┌──

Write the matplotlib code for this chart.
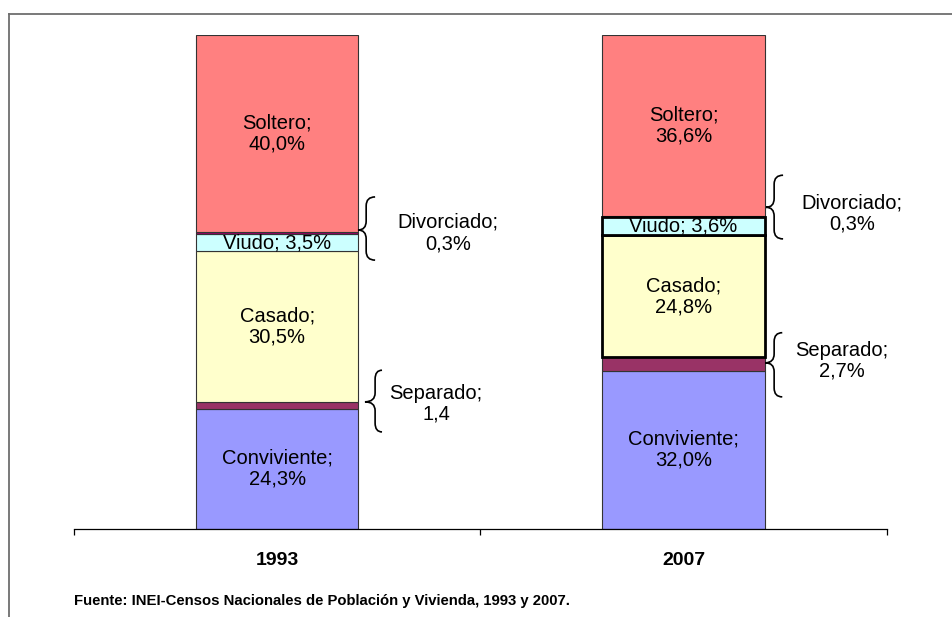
import matplotlib
matplotlib.use("Agg")
import matplotlib.pyplot as plt
from matplotlib.path import Path
from matplotlib.patches import PathPatch
from matplotlib.lines import Line2D
import numpy as np

plt.rcParams['font.family'] = ['Liberation Sans', 'DejaVu Sans']

years = ['1993', '2007']
categories = ['Conviviente', 'Separado', 'Casado', 'Viudo', 'Divorciado', 'Soltero']
values_1993 = [24.3, 1.4, 30.5, 3.5, 0.3, 40.0]
values_2007 = [32.0, 2.7, 24.8, 3.6, 0.3, 36.6]
labels_1993 = ['24,3%', '1,4', '30,5%', '3,5%', '0,3%', '40,0%']
labels_2007 = ['32,0%', '2,7%', '24,8%', '3,6%', '0,3%', '36,6%']
colors = ['#9999FF', '#993366', '#FFFFCC', '#CCFFFF', '#990066', '#FF8080']

series = [values_1993, values_2007]
series_labels = [labels_1993, labels_2007]

fig = plt.figure(figsize=(9.53, 6.17), dpi=100)
ax = fig.add_axes([74 / 953, 1 - 528.7 / 617, 812.7 / 953, 493.7 / 617])

width = 0.4
x = np.arange(len(years))
for i, vals in enumerate(series):
    bottom = 0
    for j, v in enumerate(vals):
        lw = 0.8
        ec = '#333333'
        z = 2
        # 2007 viudo / casado have a heavy outline in the original
        if i == 1 and categories[j] in ('Viudo', 'Casado'):
            lw = 2.0
            ec = 'black'
            z = 3
        ax.bar(x[i], v, width, bottom=bottom, color=colors[j], edgecolor=ec,
               linewidth=lw, zorder=z)
        bottom += v

# labels inside the bars
for i, vals in enumerate(series):
    cum = np.cumsum([0] + vals)
    for j, cat in enumerate(categories):
        mid = (cum[j] + cum[j + 1]) / 2
        if cat in ('Soltero', 'Casado', 'Conviviente'):
            ax.text(x[i], mid, cat + ';\n' + series_labels[i][j], ha='center',
                    va='center', fontsize=14.5, linespacing=1.15, zorder=5)
        elif cat == 'Viudo':
            ax.text(x[i], mid, cat + '; ' + series_labels[i][j], ha='center',
                    va='center', fontsize=14.5, zorder=5)


def brace(ax, xl, xm, xr, ybot, ytop, ytip, d=1.8):
    verts = [(xr, ytop), (xm, ytop), (xm, ytop - d),
             (xm, ytip + d),
             (xm, ytip), (xl, ytip),
             (xm, ytip), (xm, ytip - d),
             (xm, ybot + d),
             (xm, ybot), (xr, ybot)]
    codes = [Path.MOVETO, Path.CURVE3, Path.CURVE3,
             Path.LINETO,
             Path.CURVE3, Path.CURVE3,
             Path.CURVE3, Path.CURVE3,
             Path.LINETO,
             Path.CURVE3, Path.CURVE3]
    ax.add_patch(PathPatch(Path(verts, codes), fill=False, lw=1.2,
                           edgecolor='black', clip_on=False, zorder=4))


# side annotations (divorciado, separado)
ann_cats = ['Divorciado', 'Separado']
brace_x = [[(0.199, 0.219, 0.241), (0.216, 0.241, 0.258)],
           [(1.203, 1.223, 1.245), (1.201, 1.223, 1.243)]]
brace_y = [[(54.4, 67.2, 60.5), (19.6, 32.1, 25.7)],
           [(58.7, 71.6, 65.1), (26.7, 39.7, 33.6)]]
text_xy = [[(0.420, 59.9), (0.391, 25.3)], [(1.415, 63.9), (1.390, 34.0)]]
for i in range(len(years)):
    for k, cat in enumerate(ann_cats):
        j = categories.index(cat)
        xl, xm, xr = brace_x[i][k]
        yb, yt, ytip = brace_y[i][k]
        brace(ax, xl, xm, xr, yb, yt, ytip)
        tx, ty = text_xy[i][k]
        ax.text(tx, ty, cat + ';\n' + series_labels[i][j], ha='center',
                va='center', fontsize=14.5, linespacing=1.15)

ax.set_xlim(-0.5, 1.5)
ax.set_ylim(0, 100)
ax.set_xticks([-0.5, 0.5, 1.5])
ax.set_xticklabels([])
ax.set_xticks(x, minor=True)
ax.set_xticklabels(years, minor=True, fontsize=14, fontweight='bold')
ax.tick_params(axis='x', which='major', length=4.5, width=0.9, direction='out')
ax.tick_params(axis='x', which='minor', length=0, pad=17)
ax.set_yticks([])
for s in ['top', 'right', 'left']:
    ax.spines[s].set_visible(False)
ax.spines['bottom'].set_linewidth(0.9)

fig.text(74 / 953, 1 - 601 / 617, 'Fuente: INEI-Censos Nacionales de Población y Vivienda, 1993 y 2007.',
         fontsize=10.7, fontweight='bold', va='center', ha='left')

# outer frame (only left and top visible in the crop)
fig.add_artist(Line2D([9.5 / 953, 9.5 / 953], [0, 1 - 14 / 617], color='#6e6e6e', lw=1.3))
fig.add_artist(Line2D([9.5 / 953, 1], [1 - 14 / 617, 1 - 14 / 617], color='#6e6e6e', lw=1.3))

fig.savefig('out.png', dpi=100)
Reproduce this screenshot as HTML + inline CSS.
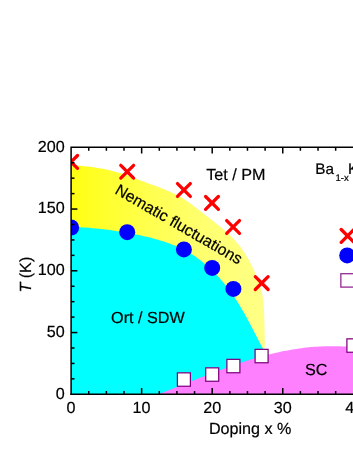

└──

> **TO DO**
Give the number of lines above that hold the word "matplotlib", and nothing more.

> **FINISHED TASK**
7